Joe is 17, a gifted artist and a brilliant older brother to 12-year-old Finn. They live with their Ma and Da in a Dublin tower block called Bojaxhiu or ‘the Jax’. It’s not an easy place to be a kid, especially when your father, Frank, is the muscle for the notorious gang leader Dessie ‘The Badger’ Murphy. But whether it’s daytrips to the beach or drawing secret sketches, Joe works hard to show Finn life beyond the battered concrete yard below their flat.
Joe is determined not to become like his Da. But when Finn falls ill, Joe finds his convictions harder to cling to. With his father now in prison, his mother submerged in her grief, and his relationships with friends and classmates crumbling, Joe has to figure out how to survive without becoming what the world around him expects him to be.
My Broken Language by Quiara Alegría Hudes
Quiara Alegría Hudes was the sharp-eyed girl on the stairs while her family danced in her grandmother’s tight North Philly kitchen. She was awed by her aunts and uncles and cousins, but haunted by the secrets of the family and the unspoken, untold stories of the barrio—even as she tried to find her own voice in the sea of language around her, written and spoken, English and Spanish, bodies and books, Western art and sacred altars. Her family became her private pantheon, a gathering circle of powerful orisha-like women with tragic real-world wounds, and she vowed to tell their stories—but first she’d have to get off the stairs and join the dance. She’d have to find her language.
Weaving together Hudes’s love of books with the stories of her family, the lessons of North Philly with those of Yale, this is an inspired exploration of home, memory, and belonging—narrated by an obsessed girl who fought to become an artist so she could capture the world she loved in all its wild and delicate beauty.
Hummingbird Salamander by Jeff VanDerMeer
Software manager Jane Smith receives an envelope containing a key to a storage unit that holds a taxidermied hummingbird and salamander.
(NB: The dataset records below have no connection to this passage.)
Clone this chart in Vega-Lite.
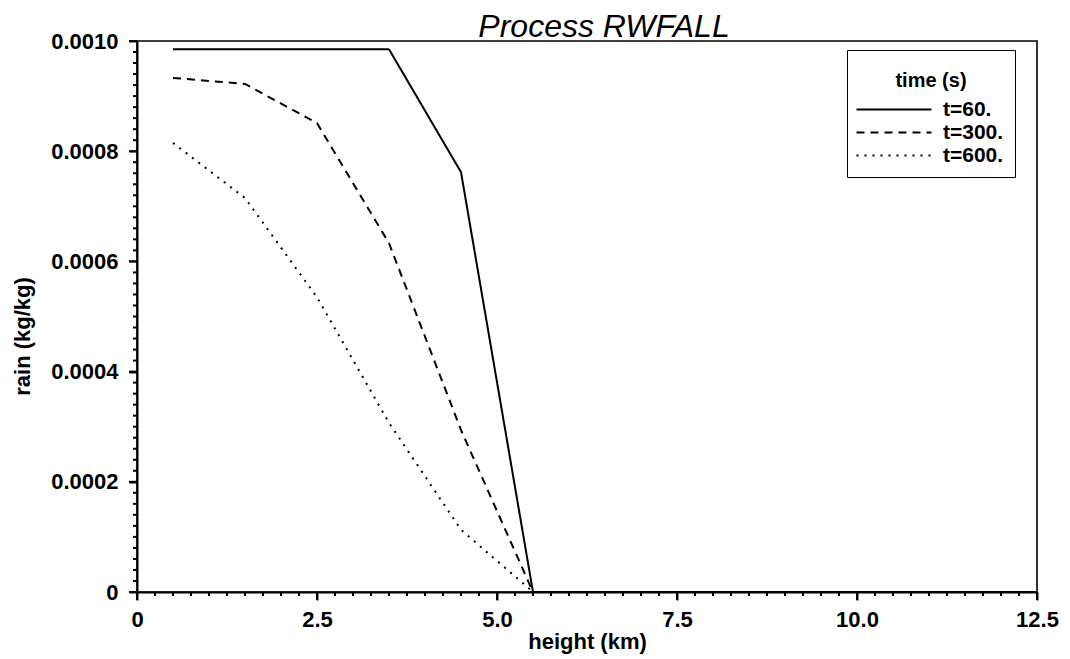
{
  "$schema": "https://vega.github.io/schema/vega-lite/v6.json",
  "autosize": {"type": "none"},
  "width": 900,
  "height": 551,
  "padding": {"left": 137, "top": 41, "right": 33, "bottom": 67},
  "background": "white",
  "title": {
    "text": "Process RWFALL",
    "font": "Liberation Sans",
    "fontSize": 32,
    "fontStyle": "italic",
    "fontWeight": "normal",
    "color": "black",
    "anchor": "middle",
    "frame": "group",
    "baseline": "alphabetic",
    "offset": 0,
    "dy": 39,
    "dx": 17
  },
  "config": {
    "view": {"stroke": "black", "strokeWidth": 1.6},
    "font": "Liberation Sans",
    "axis": {
      "domainColor": "black",
      "domainWidth": 2,
      "tickColor": "black",
      "tickWidth": 2,
      "grid": false,
      "labelFont": "Liberation Sans",
      "labelFontWeight": "bold",
      "labelFontSize": 22,
      "labelColor": "black",
      "labelOverlap": false,
      "labelFlush": false,
      "titleFont": "Liberation Sans",
      "titleFontWeight": "bold",
      "titleFontSize": 22,
      "titleColor": "black"
    }
  },
  "datasets": {
    "profiles": [
      {"height": 0.5, "rain": 0.000985, "time": "t=60."},
      {"height": 1.5, "rain": 0.000985, "time": "t=60."},
      {"height": 2.5, "rain": 0.000985, "time": "t=60."},
      {"height": 3.5, "rain": 0.000985, "time": "t=60."},
      {"height": 4.5, "rain": 0.000762, "time": "t=60."},
      {"height": 5.5, "rain": 0, "time": "t=60."},
      {"height": 6.5, "rain": 0, "time": "t=60."},
      {"height": 7.5, "rain": 0, "time": "t=60."},
      {"height": 8.5, "rain": 0, "time": "t=60."},
      {"height": 9.5, "rain": 0, "time": "t=60."},
      {"height": 10.5, "rain": 0, "time": "t=60."},
      {"height": 11.5, "rain": 0, "time": "t=60."},
      {"height": 12.5, "rain": 0, "time": "t=60."},
      {"height": 0.5, "rain": 0.000933, "time": "t=300."},
      {"height": 1.5, "rain": 0.000922, "time": "t=300."},
      {"height": 2.5, "rain": 0.000851, "time": "t=300."},
      {"height": 3.5, "rain": 0.000633, "time": "t=300."},
      {"height": 4.5, "rain": 0.000294, "time": "t=300."},
      {"height": 5.5, "rain": 0, "time": "t=300."},
      {"height": 6.5, "rain": 0, "time": "t=300."},
      {"height": 7.5, "rain": 0, "time": "t=300."},
      {"height": 8.5, "rain": 0, "time": "t=300."},
      {"height": 9.5, "rain": 0, "time": "t=300."},
      {"height": 10.5, "rain": 0, "time": "t=300."},
      {"height": 11.5, "rain": 0, "time": "t=300."},
      {"height": 12.5, "rain": 0, "time": "t=300."},
      {"height": 0.5, "rain": 0.000815, "time": "t=600."},
      {"height": 1.5, "rain": 0.000715, "time": "t=600."},
      {"height": 2.5, "rain": 0.000535, "time": "t=600."},
      {"height": 3.5, "rain": 0.000307, "time": "t=600."},
      {"height": 4.5, "rain": 0.000113, "time": "t=600."},
      {"height": 5.5, "rain": 0, "time": "t=600."},
      {"height": 6.5, "rain": 0, "time": "t=600."},
      {"height": 7.5, "rain": 0, "time": "t=600."},
      {"height": 8.5, "rain": 0, "time": "t=600."},
      {"height": 9.5, "rain": 0, "time": "t=600."},
      {"height": 10.5, "rain": 0, "time": "t=600."},
      {"height": 11.5, "rain": 0, "time": "t=600."},
      {"height": 12.5, "rain": 0, "time": "t=600."}
    ],
    "heightTicks": [
      {"v": 0}, {"v": 0.25}, {"v": 0.5}, {"v": 0.75}, {"v": 1}, {"v": 1.25}, {"v": 1.5}, {"v": 1.75}, {"v": 2}, {"v": 2.25},
      {"v": 2.5}, {"v": 2.75}, {"v": 3}, {"v": 3.25}, {"v": 3.5}, {"v": 3.75}, {"v": 4}, {"v": 4.25}, {"v": 4.5}, {"v": 4.75},
      {"v": 5}, {"v": 5.25}, {"v": 5.5}, {"v": 5.75}, {"v": 6}, {"v": 6.25}, {"v": 6.5}, {"v": 6.75}, {"v": 7}, {"v": 7.25},
      {"v": 7.5}, {"v": 7.75}, {"v": 8}, {"v": 8.25}, {"v": 8.5}, {"v": 8.75}, {"v": 9}, {"v": 9.25}, {"v": 9.5}, {"v": 9.75},
      {"v": 10}, {"v": 10.25}, {"v": 10.5}, {"v": 10.75}, {"v": 11}, {"v": 11.25}, {"v": 11.5}, {"v": 11.75}, {"v": 12}, {"v": 12.25},
      {"v": 12.5}
    ],
    "rainTicks": [
      {"v": 0}, {"v": 0.00002}, {"v": 0.00004}, {"v": 0.00006}, {"v": 0.00008}, {"v": 0.0001}, {"v": 0.00012}, {"v": 0.00014}, {"v": 0.00016}, {"v": 0.00018},
      {"v": 0.0002}, {"v": 0.00022}, {"v": 0.00024}, {"v": 0.00026}, {"v": 0.00028}, {"v": 0.0003}, {"v": 0.00032}, {"v": 0.00034}, {"v": 0.00036}, {"v": 0.00038},
      {"v": 0.0004}, {"v": 0.00042}, {"v": 0.00044}, {"v": 0.00046}, {"v": 0.00048}, {"v": 0.0005}, {"v": 0.00052}, {"v": 0.00054}, {"v": 0.00056}, {"v": 0.00058},
      {"v": 0.0006}, {"v": 0.00062}, {"v": 0.00064}, {"v": 0.00066}, {"v": 0.00068}, {"v": 0.0007}, {"v": 0.00072}, {"v": 0.00074}, {"v": 0.00076}, {"v": 0.00078},
      {"v": 0.0008}, {"v": 0.00082}, {"v": 0.00084}, {"v": 0.00086}, {"v": 0.00088}, {"v": 0.0009}, {"v": 0.00092}, {"v": 0.00094}, {"v": 0.00096}, {"v": 0.00098},
      {"v": 0.001}
    ]
  },
  "layer": [
    {
      "data": {"name": "profiles"},
      "mark": {"type": "line", "color": "black", "strokeWidth": 2, "clip": true},
      "encoding": {
        "x": {
          "field": "height",
          "type": "quantitative",
          "title": "height (km)",
          "scale": {"domain": [0, 12.5], "nice": false, "zero": false},
          "axis": {
            "orient": "bottom",
            "values": [0, 2.5, 5, 7.5, 10, 12.5],
            "labelExpr": "datum.value == 0 ? '0' : format(datum.value, '.1f')",
            "tickSize": 8,
            "labelPadding": 9,
            "titlePadding": 1
          }
        },
        "y": {
          "field": "rain",
          "type": "quantitative",
          "title": "rain (kg/kg)",
          "scale": {"domain": [0, 0.001], "nice": false},
          "axis": {
            "orient": "left",
            "values": [0, 0.0002, 0.0004, 0.0006, 0.0008, 0.001],
            "labelExpr": "datum.value == 0 ? '0' : format(datum.value, '.4f')",
            "tickSize": 8,
            "labelPadding": 11,
            "titleX": -115,
            "titleY": 295,
            "titleAngle": -90,
            "titleAlign": "center",
            "titleBaseline": "middle"
          }
        },
        "strokeDash": {
          "field": "time",
          "type": "nominal",
          "scale": {
            "domain": ["t=60.", "t=300.", "t=600."],
            "range": [[1, 0], [8, 6], [2, 6]]
          },
          "legend": {
            "title": ["", "time (s)"],
            "orient": "none",
            "legendX": 710,
            "legendY": 9,
            "direction": "vertical",
            "padding": 11,
            "strokeColor": "black",
            "fillColor": "white",
            "symbolType": "M-2.4,0H12.6",
            "symbolSize": 100,
            "symbolStrokeWidth": 2,
            "symbolStrokeColor": "black",
            "labelFont": "Liberation Sans",
            "labelFontSize": 21,
            "labelFontWeight": "bold",
            "labelColor": "black",
            "labelOffset": 64,
            "titleFont": "Liberation Sans",
            "titleFontSize": 20,
            "titleFontWeight": "bold",
            "titleColor": "black",
            "titleAnchor": "middle",
            "titleLineHeight": 10,
            "titlePadding": 8,
            "rowPadding": 1
          }
        }
      }
    },
    {
      "data": {"name": "heightTicks"},
      "transform": [{"filter": "datum.v % 2.5 != 0"}],
      "mark": {"type": "tick", "orient": "vertical", "color": "black", "opacity": 1, "size": 4, "thickness": 2, "yOffset": 2},
      "encoding": {
        "x": {"field": "v", "type": "quantitative", "axis": null},
        "y": {"datum": 0, "type": "quantitative", "axis": null}
      }
    },
    {
      "data": {"name": "heightTicks"},
      "transform": [{"filter": "datum.v % 2.5 == 0"}],
      "mark": {"type": "tick", "orient": "vertical", "color": "black", "opacity": 1, "size": 8, "thickness": 2, "yOffset": 4},
      "encoding": {
        "x": {"field": "v", "type": "quantitative", "axis": null},
        "y": {"datum": 0, "type": "quantitative", "axis": null}
      }
    },
    {
      "data": {"name": "rainTicks"},
      "transform": [{"filter": "abs(datum.v * 5000 - round(datum.v * 5000)) >= 0.001"}],
      "mark": {"type": "tick", "orient": "horizontal", "color": "black", "opacity": 1, "size": 4, "thickness": 2, "xOffset": -2},
      "encoding": {
        "y": {"field": "v", "type": "quantitative", "axis": null},
        "x": {"datum": 0, "type": "quantitative", "axis": null}
      }
    },
    {
      "data": {"name": "rainTicks"},
      "transform": [{"filter": "abs(datum.v * 5000 - round(datum.v * 5000)) < 0.001"}],
      "mark": {"type": "tick", "orient": "horizontal", "color": "black", "opacity": 1, "size": 8, "thickness": 2, "xOffset": -4},
      "encoding": {
        "y": {"field": "v", "type": "quantitative", "axis": null},
        "x": {"datum": 0, "type": "quantitative", "axis": null}
      }
    }
  ],
  "resolve": {"axis": {"x": "independent", "y": "independent"}}
}
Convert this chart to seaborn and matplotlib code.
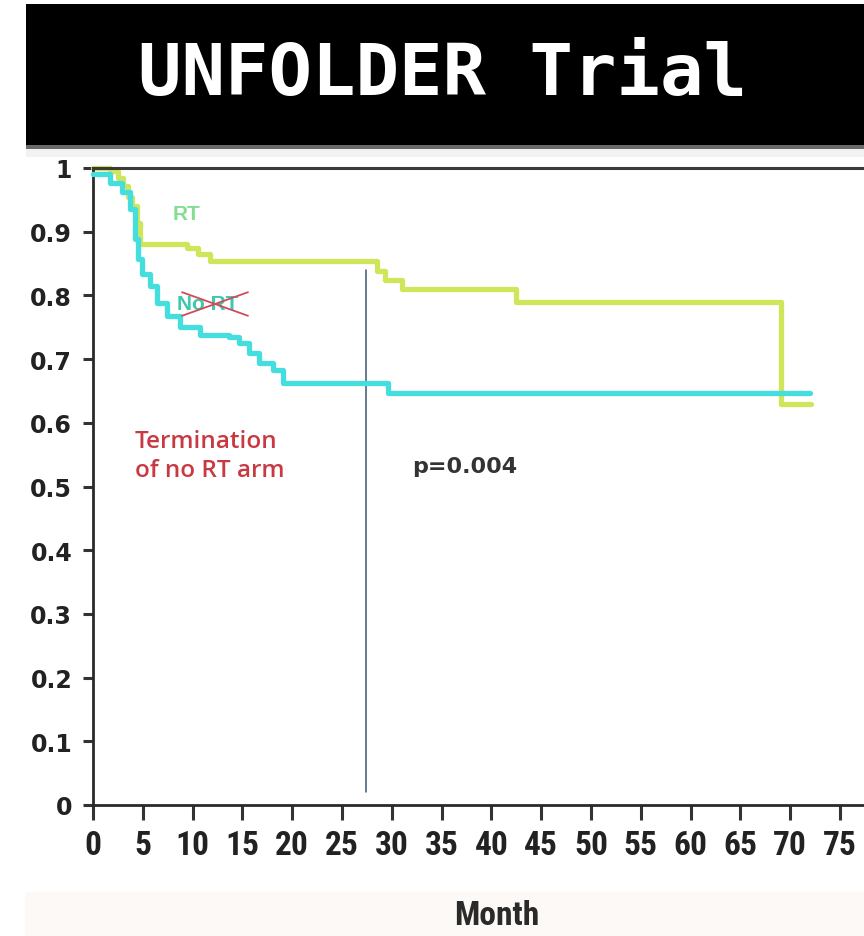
import numpy as np
import pandas as pd
import matplotlib
matplotlib.use("Agg")
import matplotlib.pyplot as plt
from matplotlib.patches import Rectangle
from matplotlib import font_manager
import seaborn as sns

# ---- data ----
rt_month = [0, 1.7, 2.5, 3.0, 3.5, 3.9, 4.4, 4.7, 9.4, 10.5, 11.7, 28.5, 29.3, 31.0, 42.5, 69.1, 72.1]
rt_surv = [1.0, 0.995, 0.985, 0.972, 0.955, 0.94, 0.914, 0.88, 0.875, 0.865, 0.854, 0.838, 0.824, 0.81, 0.79, 0.629, 0.629]

nort_month = [0, 1.7, 2.9, 3.7, 4.2, 4.5, 4.9, 5.7, 6.4, 7.4, 8.7, 10.7, 13.7, 14.7, 15.7, 16.7, 18.1, 19.1, 29.6, 72.0]
nort_surv = [0.99, 0.977, 0.962, 0.935, 0.888, 0.857, 0.833, 0.814, 0.788, 0.767, 0.751, 0.738, 0.735, 0.725, 0.709, 0.694, 0.683, 0.662, 0.646, 0.646]

arms = ["No RT", "RT"]
x_ticks = list(range(0, 80, 5))
y_ticks = [0, 0.1, 0.2, 0.3, 0.4, 0.5, 0.6, 0.7, 0.8, 0.9, 1]
y_ticklabels = ["0", "0.1", "0.2", "0.3", "0.4", "0.5", "0.6", "0.7", "0.8", "0.9", "1"]
termination_month = 27.4
p_text = "p=0.004"
title = "UNFOLDER Trial"

df = pd.concat([
    pd.DataFrame({"month": nort_month, "survival": nort_surv, "arm": arms[0]}),
    pd.DataFrame({"month": rt_month, "survival": rt_surv, "arm": arms[1]}),
], ignore_index=True)

sns.set_theme(style="white")
plt.rcParams["font.family"] = ["DejaVu Sans"]

# look for a condensed bold sans font for the x tick labels
narrow_path = None
for f in font_manager.fontManager.ttflist:
    fn = f.fname.lower()
    if ("narrow" in fn or "condensed" in fn) and "bold" in fn and "italic" not in fn and "oblique" not in fn:
        if "liberation" in fn or "dejavu" in fn or "noto" in fn or "roboto" in fn or "opensans" in fn:
            narrow_path = f.fname
            if "liberation" in fn:
                break
if narrow_path:
    xtick_fp = font_manager.FontProperties(fname=narrow_path, size=24)
    month_fp = font_manager.FontProperties(fname=narrow_path, size=24)
else:
    xtick_fp = font_manager.FontProperties(family="Liberation Sans", weight="bold", size=18)
    month_fp = font_manager.FontProperties(family="Liberation Sans", weight="bold", size=19)

W, H = 864, 937
fig = plt.figure(figsize=(W / 100, H / 100), dpi=100)
fig.patch.set_facecolor("white")

def fx(px):
    return px / W

def fy(py):
    return 1 - py / H

# banner
fig.patches.append(Rectangle((fx(26), fy(146)), fx(W - 26), 141 / H, transform=fig.transFigure,
                             facecolor="black", edgecolor="none", zorder=0))
fig.patches.append(Rectangle((fx(26), fy(150)), fx(W - 26), 4 / H, transform=fig.transFigure,
                             facecolor="#6a6a6a", edgecolor="none", zorder=0))
fig.patches.append(Rectangle((fx(26), fy(158)), fx(W - 26), 8 / H, transform=fig.transFigure,
                             facecolor="#f2f2f2", edgecolor="none", zorder=0))
fig.patches.append(Rectangle((fx(25), fy(937)), fx(W - 25), 44 / H, transform=fig.transFigure,
                             facecolor="#fdf9f6", edgecolor="none", zorder=0))
fig.text(fx(442), fy(76), title, color="white", fontsize=52, fontweight="bold",
         family="DejaVu Sans Mono", ha="center", va="center")

# axes
ax = fig.add_axes([fx(93), fy(806), 1 - fx(93), (806 - 169) / H])
ax.set_facecolor("white")

sns.lineplot(data=df, x="month", y="survival", hue="arm", hue_order=arms,
             palette={"No RT": "#45dede", "RT": "#cfe65a"},
             drawstyle="steps-post", linewidth=3.8, legend=False,
             estimator=None, sort=False, ax=ax, clip_on=False)
lines = ax.get_lines()
if len(lines) >= 2:
    lines[0].set_zorder(3)
    lines[1].set_zorder(2.5)

ax.plot([termination_month, termination_month], [0.02, 0.84], color="#3a5673", lw=1.1, zorder=2)

ax.set_xlim(0, (W - 93) / 9.96)
ax.set_ylim(0, 1)
ax.set_xticks(x_ticks)
ax.set_xticklabels([str(t) for t in x_ticks], fontproperties=xtick_fp, color="#222222")
ax.set_yticks(y_ticks)
ax.set_yticklabels(y_ticklabels, family="DejaVu Sans", fontweight="bold", fontsize=17, color="#222222")
ax.tick_params(axis="x", direction="out", length=11, width=2.2, color="#333333", pad=6, bottom=True)
ax.tick_params(axis="y", direction="out", length=7, width=2.2, color="#333333", pad=8, left=True)

for s in ["left", "bottom"]:
    ax.spines[s].set_color("#2a2a2a")
    ax.spines[s].set_linewidth(2.0)
ax.spines["top"].set_color("#3a3a3a")
ax.spines["top"].set_linewidth(2.2)
ax.spines["right"].set_visible(False)

ax.set_xlabel("")
ax.set_ylabel("")
fig.text(fx(497), fy(916), "Month", fontproperties=month_fp,
         color="#2a2a2a", ha="center", va="center")

# annotations
ax.text(8.0, 0.928, "RT", color="#84de90", fontsize=15, fontweight="bold",
        family="Liberation Sans", ha="left", va="center")
ax.text(8.4, 0.788, "No RT", color="#3cc9ad", fontsize=15, fontweight="bold",
        family="Liberation Sans", ha="left", va="center")
ax.plot([8.94, 15.56], [0.805, 0.768], color="#d4485a", lw=1.3, zorder=4)
ax.plot([8.94, 15.56], [0.768, 0.805], color="#d4485a", lw=1.3, zorder=4)

ax.text(4.2, 0.549, "Termination\nof no RT arm", color="#c83a42", fontsize=17.5, fontweight="semibold",
        family="Open Sans", ha="left", va="center", linespacing=1.3)
ax.text(32.0, 0.532, p_text, color="#333333", fontsize=16, fontweight="bold",
        family="DejaVu Sans", ha="left", va="center")

fig.savefig("out.png", dpi=100)
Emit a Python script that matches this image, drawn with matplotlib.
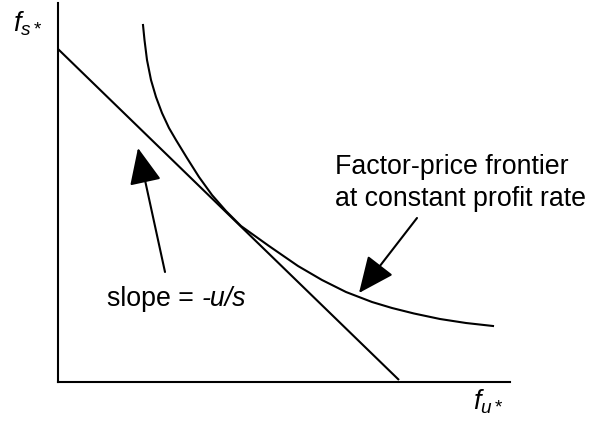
import matplotlib
matplotlib.use("Agg")
import matplotlib.pyplot as plt

plt.rcParams['font.family'] = ['Liberation Sans', 'DejaVu Sans']
plt.rcParams['mathtext.fontset'] = 'custom'
plt.rcParams['mathtext.rm'] = 'Liberation Sans'
plt.rcParams['mathtext.it'] = 'Liberation Sans:italic'

# tangent line (iso-cost line), slope = -u/s
linha_fu = [0, 341]
linha_fs = [333, 2]

# factor-price frontier, points
curva_fu = [85, 86.5, 89, 93, 98, 104, 111, 118, 129, 141, 154, 168, 183, 211,
            240, 264, 288, 314, 334, 356, 382, 408, 435]
curva_fs = [357, 342, 322, 302, 285, 269, 254, 242, 224, 205, 187, 171, 156, 136,
            116, 102, 90, 80, 74, 68.5, 63, 59, 56]

# arrows: (tail, tip)
seta_slope = ((107, 110), (80, 234))
seta_frontier = ((359, 164), (301, 89))

W, H = 593, 422
fig = plt.figure(figsize=(W / 100, H / 100), dpi=100)
ax = fig.add_axes([58 / W, (H - 382) / H, (510 - 58) / W, (382 - 3) / H])
ax.set_xlim(0, 452)
ax.set_ylim(0, 379)

for lado in ['top', 'right']:
    ax.spines[lado].set_visible(False)
for lado in ['left', 'bottom']:
    ax.spines[lado].set_linewidth(1.5)
ax.set_xticks([])
ax.set_yticks([])
ax.patch.set_alpha(0)

ax.plot(linha_fu, linha_fs, color='black', linewidth=1.5, solid_capstyle='butt')
ax.plot(curva_fu, curva_fs, color='black', linewidth=1.5, solid_joinstyle='round')

for cauda, ponta in [seta_slope, seta_frontier]:
    ax.annotate('', xy=ponta, xytext=cauda,
                arrowprops=dict(arrowstyle='-|>,head_length=0.9,head_width=0.4',
                                color='black', lw=1.5, mutation_scale=25,
                                shrinkA=0, shrinkB=0))

t1 = ax.text(49, 83, 'slope = ', fontsize=19.3, ha='left', va='center')
ax.annotate('-u/s', xy=(1, 0), xycoords=t1, ha='left', va='bottom',
            fontsize=19.3, fontstyle='italic')

ax.text(277, 199, 'Factor-price frontier\nat constant profit rate',
        fontsize=19.3, ha='left', va='center', linespacing=1.33)

ax.text(-45, 350, r'$f_{s*}$', fontsize=19.5, ha='left', va='baseline', clip_on=False)
ax.text(415, -28, r'$f_{u*}$', fontsize=19.5, ha='left', va='baseline', clip_on=False)

fig.savefig('out.png', dpi=100)
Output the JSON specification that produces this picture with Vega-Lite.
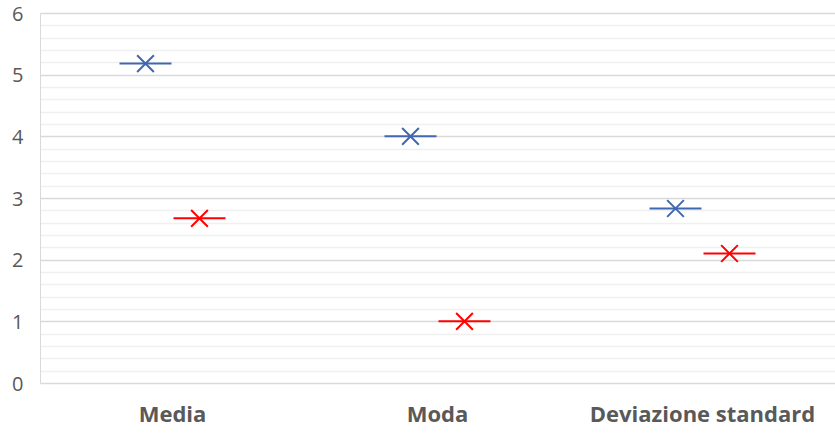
{
  "$schema": "https://vega.github.io/schema/vega-lite/v6.json",
  "autosize": {"type": "none"},
  "width": 795,
  "height": 370,
  "padding": {"left": 40, "top": 13, "right": 0, "bottom": 50},
  "background": "white",
  "config": {"view": {"stroke": null}, "font": "Open Sans"},
  "data": {
    "values": [
      {"stat": "Media", "serie": "Serie 1", "valore": 5.18},
      {"stat": "Media", "serie": "Serie 2", "valore": 2.67},
      {"stat": "Moda", "serie": "Serie 1", "valore": 4.0},
      {"stat": "Moda", "serie": "Serie 2", "valore": 1.0},
      {"stat": "Deviazione standard", "serie": "Serie 1", "valore": 2.83},
      {"stat": "Deviazione standard", "serie": "Serie 2", "valore": 2.1}
    ]
  },
  "encoding": {
    "x": {
      "field": "stat",
      "type": "nominal",
      "sort": ["Media", "Moda", "Deviazione standard"],
      "scale": {"paddingInner": 0, "paddingOuter": 0},
      "axis": {
        "title": null,
        "domain": false,
        "ticks": false,
        "grid": false,
        "labelAngle": 0,
        "labelFontSize": 22,
        "labelFontWeight": "bold",
        "labelColor": "#595959",
        "labelPadding": 21,
        "labelLimit": 0
      }
    },
    "xOffset": {
      "field": "serie",
      "sort": ["Serie 1", "Serie 2"],
      "scale": {"range": [78.5, 186.5], "paddingInner": 0, "paddingOuter": 0}
    },
    "y": {
      "field": "valore",
      "type": "quantitative",
      "scale": {"domain": [0, 6], "nice": false},
      "axis": {
        "title": null,
        "domain": true,
        "domainColor": "#d9d9d9",
        "ticks": false,
        "tickCount": 31,
        "values": [0, 0.2, 0.4, 0.6, 0.8, 1, 1.2, 1.4, 1.6, 1.8, 2, 2.2, 2.4, 2.6, 2.8, 3, 3.2, 3.4, 3.6, 3.8, 4, 4.2, 4.4, 4.6, 4.8, 5, 5.2, 5.4, 5.6, 5.8, 6],
        "labelExpr": "abs(datum.value - round(datum.value)) < 0.001 ? format(datum.value, 'd') : ''",
        "labelOverlap": false,
        "labelOffset": 1,
        "gridColor": {
          "condition": {"test": "abs(datum.value - round(datum.value)) < 0.001", "value": "#d9d9d9"},
          "value": "#f0f0f0"
        },
        "gridWidth": 1.3,
        "labelFontSize": 20,
        "labelColor": "#595959",
        "labelPadding": 17
      }
    },
    "color": {
      "field": "serie",
      "type": "nominal",
      "scale": {"domain": ["Serie 1", "Serie 2"], "range": ["#4068B0", "#FF0000"]},
      "legend": null
    }
  },
  "layer": [
    {"mark": {"type": "tick", "size": 52, "thickness": 2, "opacity": 1}},
    {"mark": {"type": "point", "shape": "M-1,-1L1,1M-1,1L1,-1", "size": 280, "filled": false, "strokeWidth": 2, "opacity": 1}}
  ]
}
Alongside the key is a list of five other animals. The list is signed, “Love, Silvina.” Jane does not know a Silvina, and she wants nothing to do with the taxidermied animals. The hummingbird and salamander are, it turns out, two of the most endangered species in the world. Silvina Vilcapampa, the woman who left the note, is a reputed eco-terrorist, and the daughter of a recently deceased Argentine industrialist. And by removing the hummingbird and the salamander from the storage unit, Jane has set into motion a series of events over which she has no control.
What You Can See From Here by Mariana Leky
On a beautiful spring day, a small village wakes up to an omen: Selma has dreamed of an okapi. Someone is about to die.
Luisa, Selma’s ten-year-old granddaughter, looks on as the predictable characters of her small world begin acting strangely. Though they claim not to be superstitious, each of her neighbors newly grapples with buried secrets and deferred decisions that have become urgent in the face of death.
Luisa’s mother struggles to decide whether to end her marriage. An old family friend, known only as the optician, tries to find the courage to tell Selma he loves her. Only sad Marlies remains unchanged, still moping around her house and cooking terrible food. But when the prophesied death finally comes, the circumstances fall outside anyone’s expectations. The loss forever changes Luisa and shapes her for years to come, as she encounters life’s great questions alongside her devoted friends, young and old.
Wayward by Dana Spiotta
On the heels of the election of 2016, Samantha Raymond’s life begins to come apart: her mother is ill, her teenage daughter is increasingly remote, and at fifty-two she finds herself staring into “the Mids”–that hour of supreme wakefulness between three and four in the morning in which women of a certain age suddenly find themselves contemplating motherhood, mortality, and, in this case, the state of our unraveling nation.
When she falls in love with a beautiful, decrepit house in a hardscrabble neighborhood in Syracuse, she buys it on a whim and flees her suburban life–and her family–as she grapples with how to be a wife, a mother, and a daughter, in a country that is coming apart at the seams.